In practice, however, you have tables that are part of a database schema. The relationship and therefore the keys in use, including indexing, cannot and will not simply be removed and added again. A set referential integrity as well as unique indexes have an important and indispensable functionality when inserting data.
 

sumdumgai

Registered User.
Local time
Today, 16:55
Joined
Jul 19, 2007
Messages
453
Thank you for replies. The reason I'm asking is that I'm loading so much data that it's approaching the 2GB limit. I was able to load the data without indexing set in the table design and then add the indices afterwards. Still within 2GB. But, when I loaded the table with indices already set, the table was not fully loaded before the database shut down. It could be something else that prevented full load. I'm still testing.
 

ebs17

Well-known member
Local time
Today, 22:55
Joined
Feb 7, 2020
Messages
1,946
The reason I'm asking is that I'm loading so much data that it's approaching the 2GB limit.
Loading data sounds like temporary operations.
So you should have already separated the frontend and backend and in this case also think about several backends into which you can sensibly divide data.
For me, the warning bells would ring after reaching two thirds of the 2 GB at the latest.

The second necessary consideration is that if you are on the fence about database size, it is better to look for a database management system that can manage significantly larger amounts of data.
 

sumdumgai

Registered User.
Local time
Today, 16:55
Joined
Jul 19, 2007
Messages
453
Well, it looks like loading the data into a non-indexed table works, but loading into an indexed table does not. Without indices, loading 24 months of data creates a database that is 1.725 GB. Loading into an indexed table loads about 20 months and then stops. Haven't figured out why it stops because no error messages. But with 20 months, the database is about 2.0 GB.
 

CJ_London

Super Moderator
Staff member
Local time
Today, 21:55
Joined
Feb 19, 2013
Messages
16,616
Seems to me an access back end is not appropriate if you are that close to the 2gb limit

When importing to an indexed table, additional space is required temporarily and then released. However that released space is not available until you compact:repair which is why you are getting a fail

Appending large amounts of data to indexed tables also takes a long time because of the repetitive nature of updating the indexes so the policy of appending to unindexed tables and adding the indexes afterwards is a more efficient process

I presume your indexing is appropriate and not over used indexing fields that don’t need it
 

The_Doc_Man

Immoderate Moderator
Staff member
Local time
Today, 15:55
Joined
Feb 28, 2001
Messages
27,188
This is a guess, but I believe that declaring indexing before loading the table means the index will have to be "churned" as well as the database space for each new record.
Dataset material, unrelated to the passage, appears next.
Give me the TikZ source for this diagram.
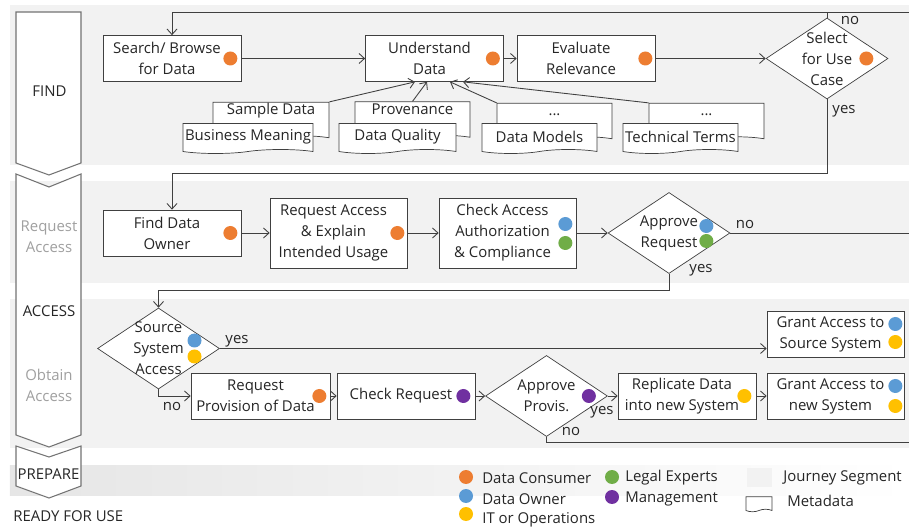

It is probably a relative thing, but you probably have to rewrite indexes in a less efficient way when adding one item at a time. "Churning" in this case refers to having to split index parts in a way that Access probably doesn't clean up well, causing creation of new parts AND erasure of old parts. The more erasure that goes on, the more wasted space you accumulate. Eventually that clogs your DB.

I recall seeing a study about B-tree indexes (on another vendor's DB) that says you do better to add data and then declare an index. But they also suggested that pre-sorting the data actually made it WORSE because it produced an asymmetric index tree that wasn't as efficient as would have been a randomly defined index. I mention that because I recall seeing something about B-tree indexes in a discussion about Access.
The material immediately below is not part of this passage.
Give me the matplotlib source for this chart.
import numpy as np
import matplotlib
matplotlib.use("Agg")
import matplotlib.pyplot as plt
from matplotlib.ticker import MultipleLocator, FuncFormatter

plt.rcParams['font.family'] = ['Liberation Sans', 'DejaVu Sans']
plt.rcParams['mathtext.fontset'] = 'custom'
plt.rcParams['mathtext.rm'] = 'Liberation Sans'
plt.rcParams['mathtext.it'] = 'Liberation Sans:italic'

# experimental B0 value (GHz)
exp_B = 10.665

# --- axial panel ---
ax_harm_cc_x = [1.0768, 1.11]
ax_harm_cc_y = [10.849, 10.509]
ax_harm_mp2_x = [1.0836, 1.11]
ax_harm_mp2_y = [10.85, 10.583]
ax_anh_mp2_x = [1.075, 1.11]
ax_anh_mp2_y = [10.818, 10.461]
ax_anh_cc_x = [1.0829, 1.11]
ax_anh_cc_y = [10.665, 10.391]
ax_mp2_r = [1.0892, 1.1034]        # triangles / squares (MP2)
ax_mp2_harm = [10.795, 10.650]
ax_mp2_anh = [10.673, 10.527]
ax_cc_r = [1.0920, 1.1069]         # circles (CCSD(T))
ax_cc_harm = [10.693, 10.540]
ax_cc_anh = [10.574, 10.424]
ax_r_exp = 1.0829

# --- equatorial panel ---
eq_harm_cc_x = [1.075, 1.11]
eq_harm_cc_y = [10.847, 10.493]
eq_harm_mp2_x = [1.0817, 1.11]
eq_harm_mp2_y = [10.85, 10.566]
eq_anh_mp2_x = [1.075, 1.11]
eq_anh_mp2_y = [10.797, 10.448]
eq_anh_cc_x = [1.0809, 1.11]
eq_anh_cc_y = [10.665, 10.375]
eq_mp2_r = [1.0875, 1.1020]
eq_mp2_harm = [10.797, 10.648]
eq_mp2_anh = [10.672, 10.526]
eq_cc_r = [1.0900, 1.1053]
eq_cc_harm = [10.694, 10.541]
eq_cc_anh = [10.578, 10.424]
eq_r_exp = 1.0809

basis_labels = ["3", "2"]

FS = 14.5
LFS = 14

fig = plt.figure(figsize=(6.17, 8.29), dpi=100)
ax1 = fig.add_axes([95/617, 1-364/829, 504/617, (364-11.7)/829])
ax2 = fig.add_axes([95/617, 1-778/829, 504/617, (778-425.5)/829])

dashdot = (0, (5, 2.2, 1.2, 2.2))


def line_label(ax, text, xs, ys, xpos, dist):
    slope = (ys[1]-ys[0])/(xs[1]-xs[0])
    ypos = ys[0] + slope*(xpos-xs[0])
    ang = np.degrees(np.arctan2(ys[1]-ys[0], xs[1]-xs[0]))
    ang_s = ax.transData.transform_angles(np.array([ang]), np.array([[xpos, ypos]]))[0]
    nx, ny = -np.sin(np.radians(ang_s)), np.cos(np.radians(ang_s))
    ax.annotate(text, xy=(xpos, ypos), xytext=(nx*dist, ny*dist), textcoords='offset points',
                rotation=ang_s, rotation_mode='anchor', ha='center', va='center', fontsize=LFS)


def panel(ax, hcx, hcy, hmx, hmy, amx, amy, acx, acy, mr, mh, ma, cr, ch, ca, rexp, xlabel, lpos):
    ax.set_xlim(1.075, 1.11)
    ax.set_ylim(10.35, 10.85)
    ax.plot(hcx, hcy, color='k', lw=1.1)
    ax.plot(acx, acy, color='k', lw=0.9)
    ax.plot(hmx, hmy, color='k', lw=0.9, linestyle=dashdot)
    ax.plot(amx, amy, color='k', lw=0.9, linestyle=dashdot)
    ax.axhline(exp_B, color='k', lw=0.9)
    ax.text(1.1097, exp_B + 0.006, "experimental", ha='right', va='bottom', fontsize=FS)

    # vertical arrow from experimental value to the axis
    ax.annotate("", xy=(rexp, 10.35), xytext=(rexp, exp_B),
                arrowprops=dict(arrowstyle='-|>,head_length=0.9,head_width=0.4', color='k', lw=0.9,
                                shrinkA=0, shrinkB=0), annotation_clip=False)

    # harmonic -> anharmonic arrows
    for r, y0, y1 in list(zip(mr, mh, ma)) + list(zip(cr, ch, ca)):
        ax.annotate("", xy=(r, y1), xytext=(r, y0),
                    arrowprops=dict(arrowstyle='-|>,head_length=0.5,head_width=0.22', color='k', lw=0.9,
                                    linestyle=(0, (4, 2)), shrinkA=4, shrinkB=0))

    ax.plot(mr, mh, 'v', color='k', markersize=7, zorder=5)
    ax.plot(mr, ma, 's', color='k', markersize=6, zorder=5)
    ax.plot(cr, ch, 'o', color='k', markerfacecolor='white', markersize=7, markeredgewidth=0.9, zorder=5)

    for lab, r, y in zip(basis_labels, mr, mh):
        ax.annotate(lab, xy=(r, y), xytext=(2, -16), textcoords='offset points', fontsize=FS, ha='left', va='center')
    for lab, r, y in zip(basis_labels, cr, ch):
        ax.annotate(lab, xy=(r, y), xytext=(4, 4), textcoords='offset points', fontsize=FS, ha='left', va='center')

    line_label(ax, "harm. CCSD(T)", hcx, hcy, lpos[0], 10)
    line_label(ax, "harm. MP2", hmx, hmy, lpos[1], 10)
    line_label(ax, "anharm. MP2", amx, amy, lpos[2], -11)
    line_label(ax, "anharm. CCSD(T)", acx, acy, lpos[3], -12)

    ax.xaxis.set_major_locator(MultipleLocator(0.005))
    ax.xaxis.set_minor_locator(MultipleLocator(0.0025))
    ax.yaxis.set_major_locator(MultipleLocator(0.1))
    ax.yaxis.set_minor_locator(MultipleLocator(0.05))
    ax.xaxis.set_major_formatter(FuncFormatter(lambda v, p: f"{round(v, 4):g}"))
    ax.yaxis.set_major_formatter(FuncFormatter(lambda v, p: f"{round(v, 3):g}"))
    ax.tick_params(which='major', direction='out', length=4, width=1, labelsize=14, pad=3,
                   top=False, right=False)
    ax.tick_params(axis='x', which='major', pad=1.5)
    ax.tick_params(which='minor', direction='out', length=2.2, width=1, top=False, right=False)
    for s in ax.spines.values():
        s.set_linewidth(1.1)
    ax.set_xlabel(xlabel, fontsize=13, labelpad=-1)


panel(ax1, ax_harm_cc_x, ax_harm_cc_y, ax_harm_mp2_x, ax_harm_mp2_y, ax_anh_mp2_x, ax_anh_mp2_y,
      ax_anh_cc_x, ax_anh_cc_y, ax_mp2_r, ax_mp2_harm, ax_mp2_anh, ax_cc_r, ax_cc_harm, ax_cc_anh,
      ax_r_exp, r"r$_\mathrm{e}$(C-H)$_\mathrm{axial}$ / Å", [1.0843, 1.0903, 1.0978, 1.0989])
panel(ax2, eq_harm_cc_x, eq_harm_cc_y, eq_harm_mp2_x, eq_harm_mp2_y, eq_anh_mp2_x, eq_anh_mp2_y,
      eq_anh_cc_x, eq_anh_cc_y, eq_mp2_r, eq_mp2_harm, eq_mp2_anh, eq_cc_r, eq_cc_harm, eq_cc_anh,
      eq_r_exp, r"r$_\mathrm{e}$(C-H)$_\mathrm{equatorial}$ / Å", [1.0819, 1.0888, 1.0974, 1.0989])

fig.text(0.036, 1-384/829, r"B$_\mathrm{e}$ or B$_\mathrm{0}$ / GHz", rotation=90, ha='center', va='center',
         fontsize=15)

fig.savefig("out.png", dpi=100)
You have gotten suggestions relating to using something other than an Access back-end. I have to concur will my colleagues on that point. If you get that close to the limit that your success is dependent on the order of declaring an index, you are too close to the hard limit.
 

ebs17

Well-known member
Local time
Today, 22:55
Joined
Feb 7, 2020
Messages
1,946
Without indices, loading 24 months of data creates a database that is 1.725 GB.
Anyone who needs an evaluation over 2 years will very quickly need it over 10 or 20 years. With an access file as a backend, you no longer work at the border, but under conditions of a limited provisional arrangement.

It's not much progress to just have the data in a table. For Jet-SQL (Access-SQL) you are also limited to 2 GB for queries. If the data already takes up 2 GB, there is no capacity for temporary intermediate results and additional calculated fields.

So if you want to work with a comfortable Access frontend, you will be dependent on an active DBMS not only holding the data ready, but also pre-processing it in a targeted manner and providing you with intermediate results and results with significantly smaller amounts of data via views.
 

The_Doc_Man

Immoderate Moderator
Staff member
Local time
Today, 15:55
Joined
Feb 28, 2001
Messages
27,188
I "liked" your post, @ebs17, but I'll also add that your point about large queries is EXTREMELY significant.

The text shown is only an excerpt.